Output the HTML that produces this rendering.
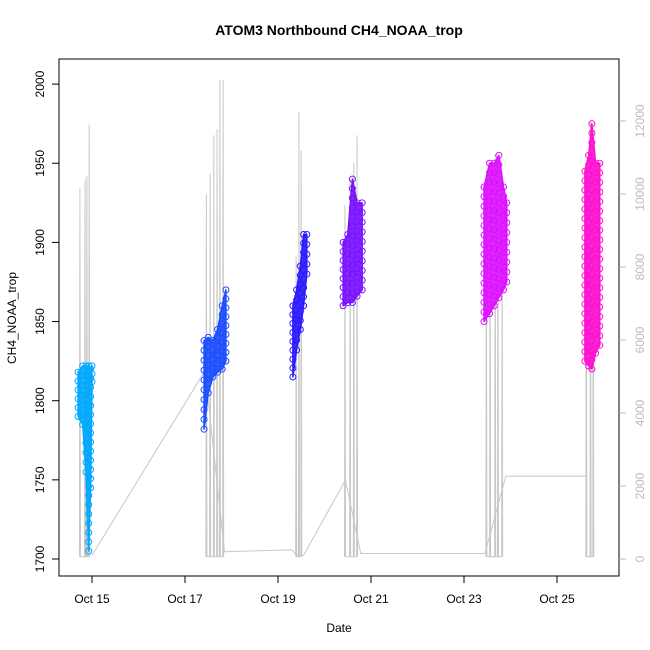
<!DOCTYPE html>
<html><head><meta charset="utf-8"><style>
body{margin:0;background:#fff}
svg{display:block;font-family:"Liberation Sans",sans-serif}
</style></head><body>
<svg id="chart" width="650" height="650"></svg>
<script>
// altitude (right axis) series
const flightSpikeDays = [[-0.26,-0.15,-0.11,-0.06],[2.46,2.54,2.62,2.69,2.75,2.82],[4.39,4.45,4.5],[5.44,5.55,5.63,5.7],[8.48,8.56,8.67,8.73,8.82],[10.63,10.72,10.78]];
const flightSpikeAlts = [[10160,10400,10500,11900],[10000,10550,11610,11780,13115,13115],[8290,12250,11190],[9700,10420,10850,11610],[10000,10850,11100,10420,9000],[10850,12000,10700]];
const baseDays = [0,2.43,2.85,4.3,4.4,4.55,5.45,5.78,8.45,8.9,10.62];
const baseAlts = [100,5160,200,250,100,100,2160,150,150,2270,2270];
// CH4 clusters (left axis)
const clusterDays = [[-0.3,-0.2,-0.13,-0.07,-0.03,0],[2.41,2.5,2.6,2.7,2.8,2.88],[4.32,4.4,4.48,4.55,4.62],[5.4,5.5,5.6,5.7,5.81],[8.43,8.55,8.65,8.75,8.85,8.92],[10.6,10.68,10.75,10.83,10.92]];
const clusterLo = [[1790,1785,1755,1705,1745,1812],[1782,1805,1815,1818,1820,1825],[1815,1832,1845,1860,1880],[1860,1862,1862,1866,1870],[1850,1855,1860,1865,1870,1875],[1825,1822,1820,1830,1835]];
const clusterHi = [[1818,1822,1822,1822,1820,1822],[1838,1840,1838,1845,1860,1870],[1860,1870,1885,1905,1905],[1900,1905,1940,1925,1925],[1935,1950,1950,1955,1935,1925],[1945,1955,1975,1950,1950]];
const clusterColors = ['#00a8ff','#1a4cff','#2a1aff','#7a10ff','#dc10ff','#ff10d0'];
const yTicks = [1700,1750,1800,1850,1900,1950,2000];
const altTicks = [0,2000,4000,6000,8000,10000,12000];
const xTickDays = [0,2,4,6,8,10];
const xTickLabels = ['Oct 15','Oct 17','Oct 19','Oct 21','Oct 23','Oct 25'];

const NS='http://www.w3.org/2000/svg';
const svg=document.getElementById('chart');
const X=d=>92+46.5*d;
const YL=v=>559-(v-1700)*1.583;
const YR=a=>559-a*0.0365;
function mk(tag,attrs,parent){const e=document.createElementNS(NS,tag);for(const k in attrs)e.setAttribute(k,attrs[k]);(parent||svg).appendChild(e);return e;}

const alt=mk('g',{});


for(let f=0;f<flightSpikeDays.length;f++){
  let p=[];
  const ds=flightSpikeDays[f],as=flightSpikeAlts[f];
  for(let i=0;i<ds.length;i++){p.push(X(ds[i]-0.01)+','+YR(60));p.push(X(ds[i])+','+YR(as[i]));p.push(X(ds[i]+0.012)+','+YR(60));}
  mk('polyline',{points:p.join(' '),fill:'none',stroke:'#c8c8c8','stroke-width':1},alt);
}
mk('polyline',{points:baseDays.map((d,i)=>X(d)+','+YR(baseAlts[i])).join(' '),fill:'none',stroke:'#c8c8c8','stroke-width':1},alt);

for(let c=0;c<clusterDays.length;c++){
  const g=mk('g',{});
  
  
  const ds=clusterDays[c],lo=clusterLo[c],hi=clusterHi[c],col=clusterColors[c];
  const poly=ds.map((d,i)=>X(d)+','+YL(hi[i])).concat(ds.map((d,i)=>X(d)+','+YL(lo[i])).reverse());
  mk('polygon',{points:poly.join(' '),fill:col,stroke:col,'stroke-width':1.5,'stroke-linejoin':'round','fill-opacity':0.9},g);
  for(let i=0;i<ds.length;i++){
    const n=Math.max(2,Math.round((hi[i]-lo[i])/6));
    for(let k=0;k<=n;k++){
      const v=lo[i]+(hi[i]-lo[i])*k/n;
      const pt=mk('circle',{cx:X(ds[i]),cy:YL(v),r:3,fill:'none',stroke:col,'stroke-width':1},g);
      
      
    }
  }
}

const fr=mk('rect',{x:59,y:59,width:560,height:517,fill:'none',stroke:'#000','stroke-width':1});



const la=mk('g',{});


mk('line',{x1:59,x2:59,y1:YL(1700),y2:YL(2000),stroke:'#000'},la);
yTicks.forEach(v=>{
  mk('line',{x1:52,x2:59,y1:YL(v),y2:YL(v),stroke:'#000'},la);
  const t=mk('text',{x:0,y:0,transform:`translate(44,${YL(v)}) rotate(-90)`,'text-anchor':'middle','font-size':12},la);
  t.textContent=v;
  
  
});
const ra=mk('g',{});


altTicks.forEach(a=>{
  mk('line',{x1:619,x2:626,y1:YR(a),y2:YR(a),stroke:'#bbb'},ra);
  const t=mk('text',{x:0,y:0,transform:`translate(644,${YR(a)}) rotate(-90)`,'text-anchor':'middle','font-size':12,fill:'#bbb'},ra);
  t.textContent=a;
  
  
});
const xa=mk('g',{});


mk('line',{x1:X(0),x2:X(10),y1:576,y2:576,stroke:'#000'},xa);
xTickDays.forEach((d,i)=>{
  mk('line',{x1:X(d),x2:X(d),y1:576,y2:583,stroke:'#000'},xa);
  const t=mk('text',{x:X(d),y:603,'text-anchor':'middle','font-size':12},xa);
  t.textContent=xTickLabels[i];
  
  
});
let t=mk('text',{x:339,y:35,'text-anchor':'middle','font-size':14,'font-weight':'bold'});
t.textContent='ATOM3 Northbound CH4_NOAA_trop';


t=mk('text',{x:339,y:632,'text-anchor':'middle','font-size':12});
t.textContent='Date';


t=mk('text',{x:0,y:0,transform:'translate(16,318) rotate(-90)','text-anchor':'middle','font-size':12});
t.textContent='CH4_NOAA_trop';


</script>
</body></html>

* * *

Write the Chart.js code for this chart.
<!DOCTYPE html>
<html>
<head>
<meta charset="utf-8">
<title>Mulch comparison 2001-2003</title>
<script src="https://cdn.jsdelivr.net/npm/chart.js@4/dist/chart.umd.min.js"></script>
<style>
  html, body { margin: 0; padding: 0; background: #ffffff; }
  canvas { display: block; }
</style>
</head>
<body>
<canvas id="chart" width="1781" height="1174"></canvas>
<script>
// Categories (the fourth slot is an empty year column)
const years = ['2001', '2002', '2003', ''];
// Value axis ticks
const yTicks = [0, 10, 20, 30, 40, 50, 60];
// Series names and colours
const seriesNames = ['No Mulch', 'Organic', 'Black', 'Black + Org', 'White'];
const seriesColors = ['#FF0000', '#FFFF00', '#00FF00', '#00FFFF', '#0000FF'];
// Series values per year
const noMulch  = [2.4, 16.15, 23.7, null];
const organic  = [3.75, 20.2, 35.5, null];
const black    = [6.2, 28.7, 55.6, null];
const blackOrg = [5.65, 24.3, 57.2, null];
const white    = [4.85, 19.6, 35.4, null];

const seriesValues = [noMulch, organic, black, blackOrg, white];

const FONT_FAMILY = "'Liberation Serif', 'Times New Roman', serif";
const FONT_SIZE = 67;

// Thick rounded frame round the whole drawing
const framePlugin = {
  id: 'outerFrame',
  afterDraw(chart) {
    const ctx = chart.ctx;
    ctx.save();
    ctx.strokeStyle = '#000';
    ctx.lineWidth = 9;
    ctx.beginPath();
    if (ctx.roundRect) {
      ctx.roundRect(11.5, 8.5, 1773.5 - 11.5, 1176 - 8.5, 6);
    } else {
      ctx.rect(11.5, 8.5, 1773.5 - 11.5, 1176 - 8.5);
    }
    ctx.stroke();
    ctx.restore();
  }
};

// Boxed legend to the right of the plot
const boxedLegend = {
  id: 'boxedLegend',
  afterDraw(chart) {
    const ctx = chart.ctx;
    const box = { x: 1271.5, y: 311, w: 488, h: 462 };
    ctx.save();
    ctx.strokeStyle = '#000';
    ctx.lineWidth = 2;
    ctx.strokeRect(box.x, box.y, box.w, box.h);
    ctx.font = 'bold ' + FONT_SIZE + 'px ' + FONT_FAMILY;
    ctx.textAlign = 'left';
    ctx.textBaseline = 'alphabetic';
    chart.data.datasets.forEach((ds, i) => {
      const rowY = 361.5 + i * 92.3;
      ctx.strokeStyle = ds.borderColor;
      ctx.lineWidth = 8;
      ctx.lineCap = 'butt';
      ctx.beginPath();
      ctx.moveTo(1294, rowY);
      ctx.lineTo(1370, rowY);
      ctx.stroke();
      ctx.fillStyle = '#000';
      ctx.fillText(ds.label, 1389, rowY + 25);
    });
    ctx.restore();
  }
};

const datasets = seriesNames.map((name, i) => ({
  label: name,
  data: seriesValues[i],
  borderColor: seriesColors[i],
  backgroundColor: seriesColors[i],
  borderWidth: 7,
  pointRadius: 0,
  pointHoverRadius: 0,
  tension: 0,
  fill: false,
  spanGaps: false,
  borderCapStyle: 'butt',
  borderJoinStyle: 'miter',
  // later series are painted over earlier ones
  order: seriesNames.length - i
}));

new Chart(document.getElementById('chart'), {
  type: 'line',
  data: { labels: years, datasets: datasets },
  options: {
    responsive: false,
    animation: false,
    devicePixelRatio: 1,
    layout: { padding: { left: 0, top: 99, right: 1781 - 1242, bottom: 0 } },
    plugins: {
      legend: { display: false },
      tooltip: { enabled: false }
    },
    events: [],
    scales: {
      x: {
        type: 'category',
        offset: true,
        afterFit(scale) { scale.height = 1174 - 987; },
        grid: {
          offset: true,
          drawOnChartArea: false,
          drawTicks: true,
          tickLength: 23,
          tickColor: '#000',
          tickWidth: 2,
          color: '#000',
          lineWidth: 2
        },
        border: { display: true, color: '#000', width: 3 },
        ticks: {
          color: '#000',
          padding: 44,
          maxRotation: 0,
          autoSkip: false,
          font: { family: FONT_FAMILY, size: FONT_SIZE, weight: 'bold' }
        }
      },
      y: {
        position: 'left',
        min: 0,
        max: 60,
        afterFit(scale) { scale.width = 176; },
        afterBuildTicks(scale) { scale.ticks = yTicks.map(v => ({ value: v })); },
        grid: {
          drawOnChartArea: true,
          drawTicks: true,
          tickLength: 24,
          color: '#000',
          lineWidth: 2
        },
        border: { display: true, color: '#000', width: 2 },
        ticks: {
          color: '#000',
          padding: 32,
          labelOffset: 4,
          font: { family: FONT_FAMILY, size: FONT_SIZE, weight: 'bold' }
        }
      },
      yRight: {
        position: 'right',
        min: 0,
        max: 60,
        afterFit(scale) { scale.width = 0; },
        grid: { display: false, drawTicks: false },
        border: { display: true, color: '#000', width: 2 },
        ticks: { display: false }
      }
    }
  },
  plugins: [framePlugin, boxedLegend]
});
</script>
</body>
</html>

--

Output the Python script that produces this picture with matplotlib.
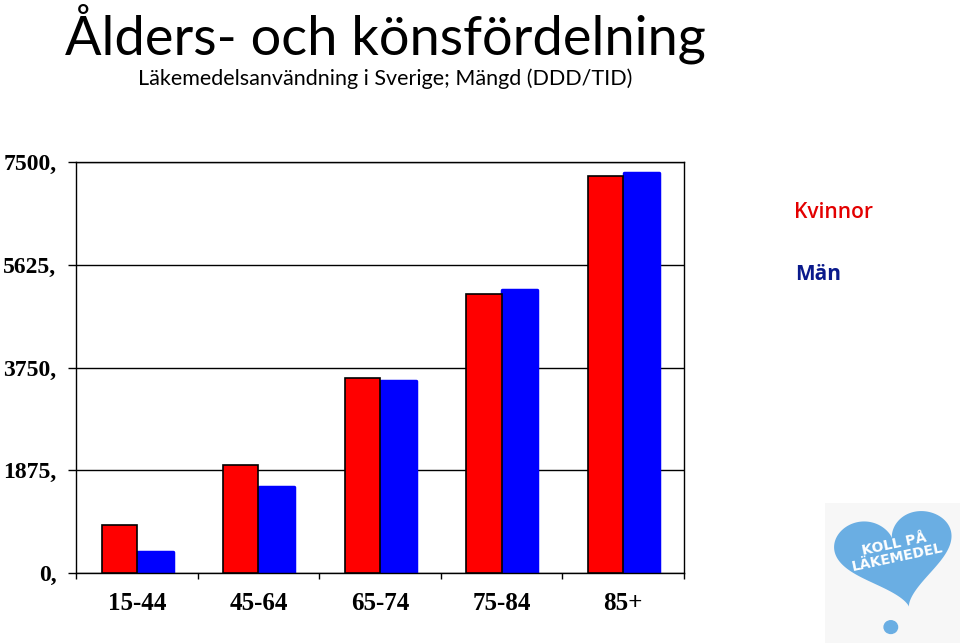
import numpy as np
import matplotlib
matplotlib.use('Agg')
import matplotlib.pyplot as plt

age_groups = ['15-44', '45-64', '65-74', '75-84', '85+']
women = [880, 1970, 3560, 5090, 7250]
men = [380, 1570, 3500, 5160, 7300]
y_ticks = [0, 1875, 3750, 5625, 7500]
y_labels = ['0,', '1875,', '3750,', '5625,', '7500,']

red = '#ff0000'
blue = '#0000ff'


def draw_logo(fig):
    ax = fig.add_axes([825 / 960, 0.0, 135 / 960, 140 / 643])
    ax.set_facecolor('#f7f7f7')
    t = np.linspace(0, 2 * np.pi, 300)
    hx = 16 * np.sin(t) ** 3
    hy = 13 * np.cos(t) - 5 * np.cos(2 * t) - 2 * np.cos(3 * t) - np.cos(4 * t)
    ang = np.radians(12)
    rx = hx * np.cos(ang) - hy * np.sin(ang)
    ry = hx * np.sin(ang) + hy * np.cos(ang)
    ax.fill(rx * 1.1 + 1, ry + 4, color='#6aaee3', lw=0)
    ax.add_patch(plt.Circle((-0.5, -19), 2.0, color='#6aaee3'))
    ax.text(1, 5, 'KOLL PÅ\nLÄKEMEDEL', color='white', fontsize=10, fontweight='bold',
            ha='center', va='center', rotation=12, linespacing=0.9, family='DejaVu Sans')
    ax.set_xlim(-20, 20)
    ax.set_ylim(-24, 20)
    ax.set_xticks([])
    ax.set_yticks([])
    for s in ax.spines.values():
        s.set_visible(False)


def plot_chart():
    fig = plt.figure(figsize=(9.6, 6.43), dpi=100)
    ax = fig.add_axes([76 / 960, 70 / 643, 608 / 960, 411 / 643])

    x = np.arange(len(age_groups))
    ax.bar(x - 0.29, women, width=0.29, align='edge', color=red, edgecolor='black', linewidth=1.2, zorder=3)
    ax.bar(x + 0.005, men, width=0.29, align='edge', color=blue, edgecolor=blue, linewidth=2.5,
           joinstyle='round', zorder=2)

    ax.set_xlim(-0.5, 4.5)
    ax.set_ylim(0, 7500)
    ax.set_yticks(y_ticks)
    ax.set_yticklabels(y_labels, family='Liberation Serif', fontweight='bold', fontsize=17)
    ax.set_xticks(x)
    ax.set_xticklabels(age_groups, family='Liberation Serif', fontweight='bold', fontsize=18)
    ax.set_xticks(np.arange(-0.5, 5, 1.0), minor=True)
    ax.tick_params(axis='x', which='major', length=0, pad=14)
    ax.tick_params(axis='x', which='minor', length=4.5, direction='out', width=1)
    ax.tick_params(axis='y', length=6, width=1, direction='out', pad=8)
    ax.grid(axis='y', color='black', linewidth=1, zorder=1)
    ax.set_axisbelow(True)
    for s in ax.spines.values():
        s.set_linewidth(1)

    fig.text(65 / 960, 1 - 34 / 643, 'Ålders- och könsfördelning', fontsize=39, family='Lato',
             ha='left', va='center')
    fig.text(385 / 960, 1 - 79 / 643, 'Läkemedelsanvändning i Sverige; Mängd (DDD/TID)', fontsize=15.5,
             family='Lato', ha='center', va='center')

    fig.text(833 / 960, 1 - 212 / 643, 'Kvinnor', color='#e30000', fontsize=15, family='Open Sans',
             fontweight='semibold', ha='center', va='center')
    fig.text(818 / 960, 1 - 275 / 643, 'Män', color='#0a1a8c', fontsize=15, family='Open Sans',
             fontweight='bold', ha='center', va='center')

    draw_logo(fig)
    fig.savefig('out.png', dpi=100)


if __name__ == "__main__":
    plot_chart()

Short task: Locate the word "produces" in the data above. Copy every line carrying it.

Exercise result:
Output the HTML that produces this rendering.
Output the Python script that produces this picture with matplotlib.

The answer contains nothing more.